The problem is that while Europe envisages a new legally binding successor to Kyoto, developing countries and USA would prefer a looser agreement, such as the one approved in Cancun. One of the two coalition will have to change position.
Expectations at the COP17 in Durban are low, but meaningful progress could be made on finance for developing countries. Two climate finance innovations in particular should be reached: results – based payments and perpetuity funds. Without more affordable funding and more of it , poor countries will not be able to foster climate projects and to develop in a clean and sustainable way.
The 48-country Least Developed Countries bloc (LDCs) and the Alliance of Small Island States (Aosis) are asking that a new climate agreement covering all nations starts immediately. Many of them are vulnerable to climate impacts such as drought or flood.
“There is no a plan B, just as there is no a planet B”. Christiana Figueres, head of the UN Framework Convention on Climate Change, explains in a passionate speech why failure to reach an agreement at COP17 was not an option: the future of humanity is at risk.
The Labour minister John Prescott said to the Guardian that countries should suspend the Kyoto protocol to continue negotiantions on its future.

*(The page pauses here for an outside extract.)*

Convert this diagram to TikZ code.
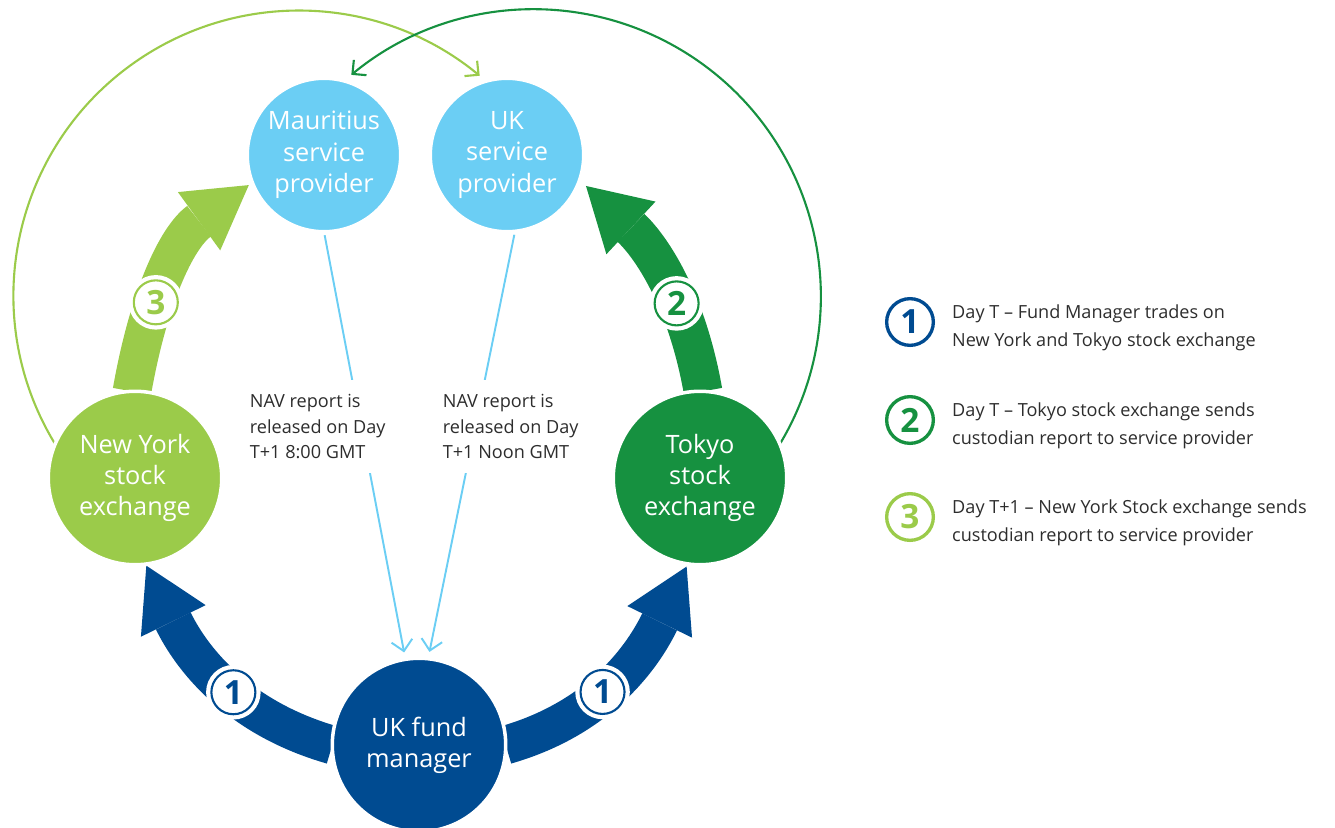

Activists from across the globe demanded that the World Bank get out of climate finance. “Occupy COP17” is a south – african ribellion movement that demand climate justice and want that developed nations pay their climate debt. Before the mass march on the Global Day of Action this Saturday, a call has been made yesterday for a mass, non-violent, general assembly in the street.
Geo – engineering the planet’s climate needs further research, said the Solar Radiation Management Governance Initiative, a coalition formed in 2010 of the Royal Society, Italian – based academy of science for the developing world Twas, and US non – profit, the Environmental Defence Fund.
Various techniques, from huge space reflectors in orbit to stratospheric aerosols released in the upper atmosphere, have been suggested to tackle climate change.